Dove, then president of CORE-CA, initially served as financial management officer. He had extensive experience as a senior budget examiner during his many years in the White House Office of Management and Budget and as a minority business sevelopment executive assistant and program developer under then-Mayor Tom Bradley.
Dove joined Celes King to bring in parade sponsors, until King’s death in 2003.
Dove then continued to work on the parade with founder Larry Grant, eventually becoming the head of the organizing sponsor of the Kingdom Day Parade.
When Grant died in 2012, Dove continued the role of chairman of CORE-CA and as chairman of the Kingdom Day Parade.
He made several changes, including re-launching the exclusive multi-year contract with ABC 7, expanding sponsorship and recruiting an in-house professional staff.
“I truly have a passion for this job,” said Dove, who receives no compensation for his work on the parade. “I have a lot of creativity.
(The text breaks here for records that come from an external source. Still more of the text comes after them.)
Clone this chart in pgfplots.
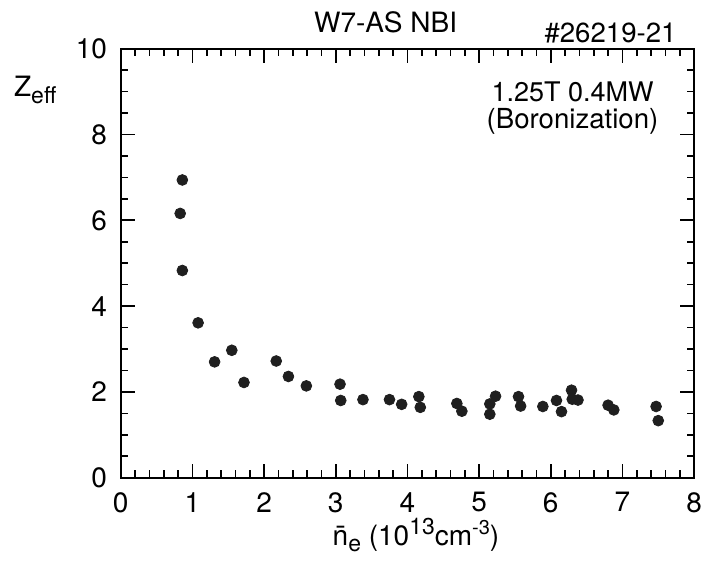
\documentclass[border=0pt]{standalone}
\usepackage{fontspec}
\setmainfont{TeX Gyre Heros}
\usepackage{pgfplots}
\pgfplotsset{compat=1.18}
\begin{document}
\begin{tikzpicture}
\begin{axis}[
  at={(0,0)}, anchor=south west,
  scale only axis, width=286.7pt, height=214.5pt,
  xmin=0, xmax=8, ymin=0, ymax=10,
  xtick={0,1,...,8}, ytick={0,2,...,10},
  minor x tick num=4, minor y tick num=3,
  tick align=inside, major tick length=7pt, minor tick length=3.6pt,
  every tick/.style={black, line width=0.8pt},
  axis line style={line width=1pt},
  tick label style={font=\fontsize{14}{16}\selectfont},
  yticklabel style={xshift=-3.3pt},
  xticklabel style={yshift=-3.8pt},
  /pgf/number format/assume math mode=true,
  clip=false,
]
\addplot[only marks, mark=*, mark size=2.7pt, color=black!88] coordinates {
(0.86,6.94) (0.83,6.16) (0.86,4.83) (1.08,3.61) (1.31,2.70) (1.55,2.97)
(1.72,2.22) (2.17,2.72) (2.34,2.36) (2.59,2.14) (3.06,2.18) (3.07,1.80)
(3.38,1.82) (3.75,1.82) (3.92,1.71) (4.16,1.89) (4.18,1.64) (4.69,1.73)
(4.76,1.55) (5.15,1.72) (5.15,1.48) (5.23,1.90) (5.55,1.89) (5.58,1.67)
(5.89,1.66) (6.08,1.80) (6.15,1.54) (6.29,2.04) (6.30,1.83) (6.38,1.81)
(6.80,1.69) (6.88,1.58) (7.47,1.66) (7.50,1.33)
};
\node[anchor=base east, inner sep=0pt, font=\fontsize{14}{16}\selectfont] at (rel axis cs:-0.1116,0.888) {Z\raisebox{-0.45ex}{\fontsize{11.5}{13}\selectfont eff}};
\node[anchor=base, inner sep=0pt, font=\fontsize{14}{16}\selectfont] at (rel axis cs:0.515,-0.157) {\={n}\raisebox{-0.45ex}{\fontsize{11.5}{13}\selectfont e} (10\raisebox{0.75ex}{\fontsize{11.5}{13}\selectfont 13}cm\raisebox{0.75ex}{\fontsize{10}{12}\selectfont -3})};
\node[anchor=base, inner sep=0pt, font=\fontsize{14}{16}\selectfont] at (rel axis cs:0.462,1.0366) {W7-AS NBI};
\node[anchor=base east, inner sep=0pt, font=\fontsize{13.8}{16}\selectfont] at (rel axis cs:0.970,1.0156) {\#26219-21};
\node[anchor=base, inner sep=0pt, font=\fontsize{13.5}{16}\selectfont] at (rel axis cs:0.788,0.876) {1.25T 0.4MW};
\node[anchor=base, inner sep=0pt, font=\fontsize{13.8}{16}\selectfont] at (rel axis cs:0.788,0.815) {(Boronization)};
\end{axis}
\pgfresetboundingbox
\useasboundingbox (-60.35pt,-42.15pt) rectangle ++(351pt,281pt);
\end{tikzpicture}
\end{document}
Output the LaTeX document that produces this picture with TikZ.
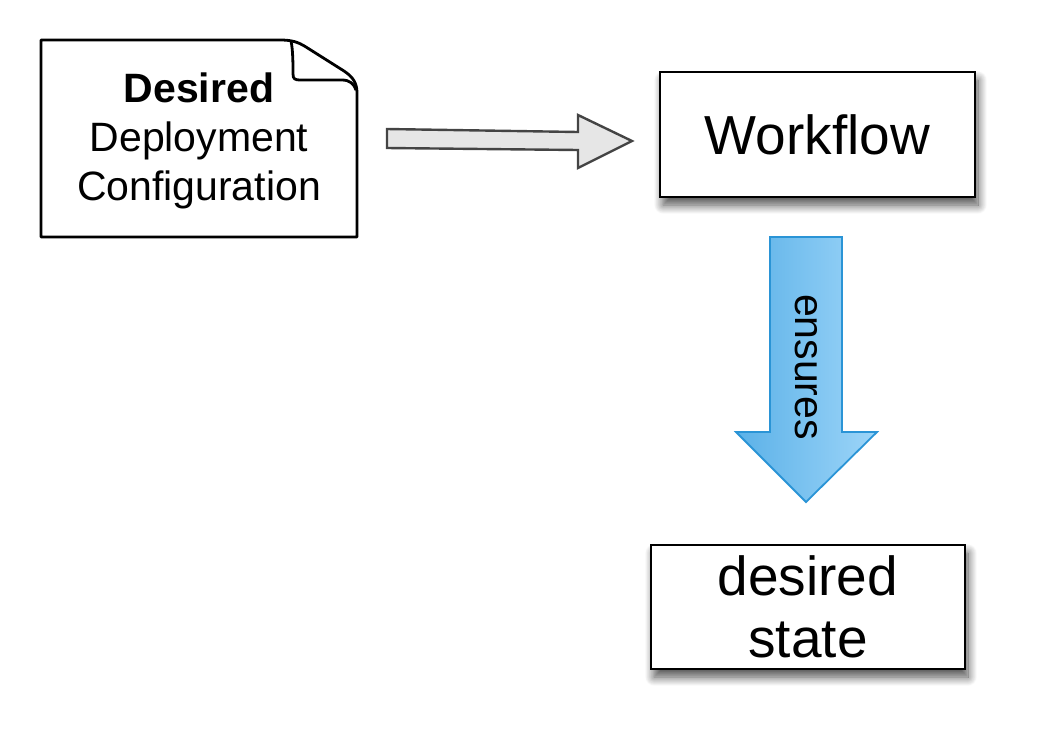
\documentclass[tikz,border=0pt]{standalone}
\usepackage{fontspec}
\setmainfont{Liberation Sans}
\usetikzlibrary{shadows.blur}
\definecolor{arrowgray}{HTML}{E6E6E6}
\definecolor{edgegray}{HTML}{444444}
\definecolor{blueL}{HTML}{5BB1E8}
\definecolor{blueR}{HTML}{9DD5F8}
\definecolor{blueedge}{HTML}{2A94D6}
\tikzset{
  box/.style={draw=black, line width=2.8pt, fill=white, rectangle,
    blur shadow={shadow xshift=3pt, shadow yshift=-8pt, shadow blur steps=14, shadow blur radius=9pt, shadow opacity=70}},
  bigtext/.style={font=\fontsize{55}{62}\selectfont, align=center},
  midtext/.style={font=\fontsize{41}{49}\selectfont, align=center},
  docedge/.style={draw=black, line width=2.8pt, line join=round},
  grayarrow/.style={draw=edgegray, line width=2.4pt, fill=arrowgray, line join=miter},
  bluearrow/.style={draw=blueedge, line width=1.8pt, left color=blueL, right color=blueR, line join=miter}
}
\begin{document}
\begin{tikzpicture}[x=1pt,y=-1pt]
\useasboundingbox (0,0) rectangle (1045,753);
% document shape
\draw[docedge, fill=white] (41,40) -- (280,40) .. controls (292,40) and (298,42) .. (306,47)
  -- (344,71) .. controls (353,77) and (357,83) .. (357,93) -- (357,237) -- (41,237) -- cycle;
\draw[docedge] (291,41) .. controls (293,50) and (293,65) .. (293,74) .. controls (293,79) and (295,80) .. (300,80)
  -- (342,80) .. controls (350,80) and (354,84) .. (356,90);
\node[midtext] (doc) at (199,141) {\textbf{Desired}\\Deployment\\Configuration};
% workflow box
\node[box, bigtext, minimum width=315pt, minimum height=125pt] (wf) at (817.5,134.5) {Workflow};
% desired state box
\node[box, bigtext, minimum width=314pt, minimum height=124pt, inner sep=0pt] (st) at (808,607) {desired\\state};
% gray arrow
\coordinate (gt) at (632,141);
\draw[grayarrow] (387,129) -- (578,132) -- (578,115) -- (gt) -- (578,168) -- (578,150) -- (387,148) -- cycle;
% blue arrow
\coordinate (bt) at (806,502);
\draw[bluearrow] (770,237) -- (842,237) -- (842,432) -- (877,432) -- (bt) -- (736,432) -- (770,432) -- cycle;
\node[midtext, rotate=-90] (ens) at (806,367) {ensures};
\end{tikzpicture}
\end{document}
I want this parade to be successful. Dr. King deserves it.”
The Rev. Martin Luther King Jr. was internationally known for his civil rights work, which included organizing marches, a series of nonviolent protests against discrimination, and, of course, the Montgomery Boycott in 1955.
He also his known for his iconic, “I Have A Dream” speech, which he delivered at the March on Washington in August 1963.
On April 4, 1968, while in Memphis, Tennessee, to support a sanitation workers’ strike, he was assassinated at the Lorraine Motel. He was 39.
A Baptist minister, political philosopher and activist, King, was awarded the Nobel Peace Prize in October 1964, and posthumously received the Presidential Medal of Freedom and the Congressional Gold Medal.
On Nov. 2, 1983, President Ronald Reagan signed the King Holiday Bill into law, designating the third Monday in January a federal holiday in observance of King.
Today the MLK holiday is the only federal holiday designated as a national day of service to encourage all Americans to volunteer and improve their communities.
The Martin Luther King Jr. Memorial was erected in Washington, D.C. in 2011, with a sculpture and inscription from his “I Have a Dream” speech that reads, “Out of a mountain of despair, a stone of hope.”